Desde o fim de 2019, a prefeitura trabalha na revisão do Plano Diretor. O secretário municipal de Planejamento Urbano, Washington Fajardo, vai enviar novo pacote urbanístico à Câmara do Rio, com textos de leis para uso e parcelamento do solo, de fiscalização e de zoneamento, além de código de obras.
— Temos um bom plano, mas o que aconteceu no Rio foi outra coisa.
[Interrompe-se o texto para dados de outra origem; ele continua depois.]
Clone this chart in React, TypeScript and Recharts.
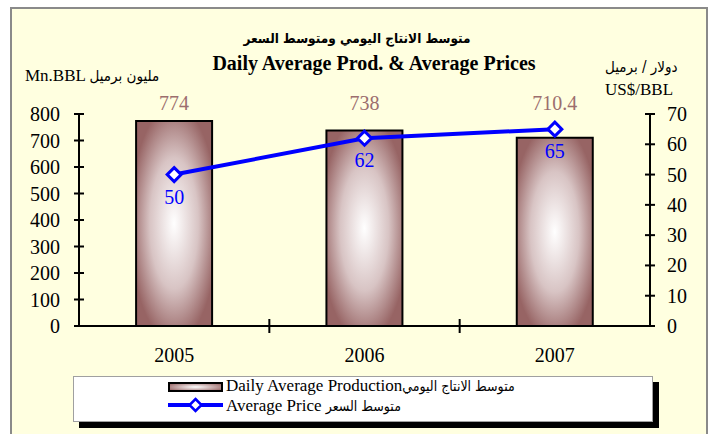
import React from "react";
import { ComposedChart, Bar, Line, XAxis, YAxis, LabelList } from "recharts";

const categories = ["2005", "2006", "2007"];
const production = [774, 738, 710.4];
const prices = [50, 62, 65];
const leftTicks = [0, 100, 200, 300, 400, 500, 600, 700, 800];
const rightTicks = [0, 10, 20, 30, 40, 50, 60, 70];

const data = categories.map((c, i) => ({ year: c, prod: production[i], price: prices[i] }));

const W = 714;
const H = 434;
const M_TOP = 114;
const M_LEFT = 19;
const Y_LEFT_W = 60;
const Y_RIGHT_W = 64;
const PLOT_W = W - M_LEFT - Y_LEFT_W - Y_RIGHT_W;
const BAND = PLOT_W / categories.length;
const TICK_SIZE = 6;
const L_MARGIN = 13;
const R_MARGIN = 11;
const X_MARGIN = 14;
const FONT = "'Liberation Serif', 'Times New Roman', 'DejaVu Sans', serif";
const AR_FONT = "'DejaVu Sans Condensed', 'DejaVu Sans', sans-serif";

const LeftTick = (p: any) => {
  const ax = p.x + TICK_SIZE + L_MARGIN;
  return (
    <g>
      <line x1={ax - 5} x2={ax + 5} y1={p.y} y2={p.y} stroke="#000" strokeWidth={2} />
      <text x={p.x} y={p.y} dy="0.35em" textAnchor="end" fontSize={20} fontFamily={FONT} fill="#000">
        {p.payload.value}
      </text>
    </g>
  );
};

const RightTick = (p: any) => {
  const ax = p.x - TICK_SIZE - R_MARGIN;
  return (
    <g>
      <line x1={ax - 5} x2={ax + 5} y1={p.y} y2={p.y} stroke="#000" strokeWidth={2} />
      <text x={p.x} y={p.y} dy="0.35em" textAnchor="start" fontSize={20} fontFamily={FONT} fill="#000">
        {p.payload.value}
      </text>
    </g>
  );
};

const XTick = (p: any) => {
  const ay = p.y - TICK_SIZE - X_MARGIN;
  const bx = p.x + BAND / 2;
  return (
    <g>
      {p.index < categories.length - 1 && (
        <line x1={bx} x2={bx} y1={ay - 7} y2={ay + 7} stroke="#000" strokeWidth={2} />
      )}
      <text x={p.x} y={p.y} dy="0.8em" textAnchor="middle" fontSize={20} fontFamily={FONT} fill="#000">
        {p.payload.value}
      </text>
    </g>
  );
};

const Diamond = (p: any) => {
  const { cx, cy } = p;
  if (cx == null || cy == null) return null;
  const s = 7;
  return (
    <polygon
      points={`${cx},${cy - s} ${cx + s},${cy} ${cx},${cy + s} ${cx - s},${cy}`}
      fill="#fff"
      stroke="#0000FF"
      strokeWidth={3}
    />
  );
};

// bar value labels sit on a common line above the plot area
const BarValueLabel = (p: any) => {
  const { x, width, value } = p;
  return (
    <text x={x + width / 2} y={M_TOP - 4} textAnchor="middle" fontSize={20} fontFamily={FONT} fill="#9C6E6E">
      {value}
    </text>
  );
};

export default function App() {
  return (
    <div style={{ position: "absolute", left: 0, top: 0, width: W, height: H, background: "#fff", overflow: "hidden", fontFamily: FONT }}>
      <div
        style={{
          position: "absolute",
          left: 10,
          top: 7,
          width: 694,
          height: 440,
          border: "2px solid #8a8a8a",
          background: "#FFFFE0",
        }}
      />
      <svg width={0} height={0} style={{ position: "absolute" }}>
        <defs>
          <radialGradient id="legGrad" cx="0.5" cy="0.5" r="0.6">
            <stop offset="0" stopColor="#ffffff" />
            <stop offset="1" stopColor="#9A6868" />
          </radialGradient>
        </defs>
      </svg>
      <div style={{ position: "absolute", left: 0, top: 0 }}>
        <ComposedChart
          width={W}
          height={H}
          data={data}
          margin={{ top: M_TOP, right: 0, bottom: 78, left: M_LEFT }}
          barCategoryGap="30%"
        >
          <defs>
            <radialGradient id="barGrad" cx="0.5" cy="0.5" r="0.58">
              <stop offset="0" stopColor="#ffffff" />
              <stop offset="0.55" stopColor="#D8C4C4" />
              <stop offset="1" stopColor="#976464" />
            </radialGradient>
          </defs>
          <XAxis
            dataKey="year"
            height={30}
            axisLine={{ stroke: "#000", strokeWidth: 2 }}
            tickLine={false}
            tickSize={TICK_SIZE}
            tickMargin={X_MARGIN}
            tick={<XTick />}
            interval={0}
          />
          <YAxis
            yAxisId="left"
            orientation="left"
            width={Y_LEFT_W}
            domain={[0, 800]}
            ticks={leftTicks}
            axisLine={{ stroke: "#000", strokeWidth: 2 }}
            tickLine={false}
            tickSize={TICK_SIZE}
            tickMargin={L_MARGIN}
            tick={<LeftTick />}
            interval={0}
          />
          <YAxis
            yAxisId="right"
            orientation="right"
            width={Y_RIGHT_W}
            domain={[0, 70]}
            ticks={rightTicks}
            axisLine={{ stroke: "#000", strokeWidth: 2 }}
            tickLine={false}
            tickSize={TICK_SIZE}
            tickMargin={R_MARGIN}
            tick={<RightTick />}
            interval={0}
          />
          <Bar yAxisId="left" dataKey="prod" fill="url(#barGrad)" stroke="#000" strokeWidth={2} isAnimationActive={false}>
            <LabelList dataKey="prod" content={<BarValueLabel />} />
          </Bar>
          <Line
            yAxisId="right"
            dataKey="price"
            stroke="#0000FF"
            strokeWidth={4}
            dot={<Diamond />}
            activeDot={false}
            isAnimationActive={false}
          >
            <LabelList dataKey="price" position="bottom" offset={15} fill="#0000FF" fontSize={20} fontFamily={FONT} />
          </Line>
        </ComposedChart>
      </div>

      <div style={{ position: "absolute", left: 0, width: W, top: 29, textAlign: "center", fontSize: 13.5, lineHeight: "18px", fontWeight: "bold", direction: "rtl", fontFamily: AR_FONT }}>
        متوسط الانتاج اليومي ومتوسط السعر
      </div>
      <div style={{ position: "absolute", left: 17, width: W, top: 51, textAlign: "center", fontSize: 20, lineHeight: "24px", fontWeight: "bold" }}>
        Daily Average Prod. &amp; Average Prices
      </div>
      <div style={{ position: "absolute", left: 25, top: 66, fontSize: 17, whiteSpace: "nowrap" }}>
        Mn.BBL <span style={{ fontFamily: AR_FONT, fontSize: 15 }}>مليون برميل</span>
      </div>
      <div style={{ position: "absolute", left: 605, top: 58, fontSize: 15, whiteSpace: "nowrap", fontFamily: AR_FONT }}>
        دولار / برميل
      </div>
      <div style={{ position: "absolute", left: 605, top: 80, fontSize: 17, whiteSpace: "nowrap" }}>
        US$/BBL
      </div>

      <div
        style={{
          position: "absolute",
          left: 73,
          top: 376,
          width: 578,
          height: 44,
          background: "#fff",
          border: "1px solid #a0a0a0",
          boxShadow: "6px 6px 0 #000",
        }}
      >
        <svg width={60} height={44} style={{ position: "absolute", left: 92, top: 0 }}>
          <rect x={3} y={6} width={53} height={8} fill="url(#legGrad)" stroke="#000" strokeWidth={2} />
          <line x1={2} x2={57} y1={28} y2={28} stroke="#0000FF" strokeWidth={4} />
          <polygon points="29.5,22 35.5,28 29.5,34 23.5,28" fill="#fff" stroke="#0000FF" strokeWidth={2.5} />
        </svg>
        <div style={{ position: "absolute", left: 152, top: 0, fontSize: 17, lineHeight: "18px", whiteSpace: "nowrap" }}>
          Daily Average Production<span style={{ fontFamily: AR_FONT, fontSize: 14 }}>متوسط الانتاج اليومي</span>
        </div>
        <div style={{ position: "absolute", left: 152, top: 20, fontSize: 17, lineHeight: "18px", whiteSpace: "nowrap" }}>
          Average Price <span style={{ fontFamily: AR_FONT, fontSize: 14 }}>متوسط السعر</span>
        </div>
      </div>
    </div>
  );
}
A macrozona incentivada não foi incentivada, e o licenciamento se distanciou do Centro, produzindo um modelo urbanístico esquizofrênico — avalia.
Procurada para responder sobre os problemas do Recanto do Recreio, a Fundação RioÁguas disse que fará vistoria no canal e que foi assinado no mês passado um novo contrato para manutenção de corpos hídricos. Sobre a ponte, a Secretaria municipal de Infraestrutura promete reparos.
Em junho, nova proposta urbanística para a cidade será apresentada
Em junho, Washington Fajardo, deve entregar o novo Plano Diretor da cidade com um pacote urbanístico integrado que, entre outras coisas, vai propor a revitalização do Centro e na área chamada de Brop — que reúne Bonsucesso, Ramos, Olaria e Penha.
— Precisamos reciclar a Zona Central, qualificar e diminuir atratividade na Zona Oeste e aumentar atratividade na Zona Norte. Isso tudo será bom para desafogar a pressão sobre a Zona Sul — explica Fajardo, que cita ainda ideias para regiões específicas. — Podemos apostar no potencial gastronômico de Guaratiba e vamos incluir favelas, que sempre foram pensadas à parte, no planejamento da cidade.
O arquiteto e urbanista Carlos Murdoch, coordenador da Universidade Veiga de Almeida, tem participado das reuniões de revisão do Plano Diretor e defende um novo texto com foco no “protagonismo metropolitano” do município do Rio.
— Qualquer plano da cidade precisa considerar uma visão metropolitana, porque temos uma população flutuante enorme. Se nos fecharmos dentro do nosso perímetro cartográfico, vamos continuar errando, porque o Rio não é só o que está no mapa. A população da Baixada Fluminense depende muito dos serviços da capital — afirma Murdoch.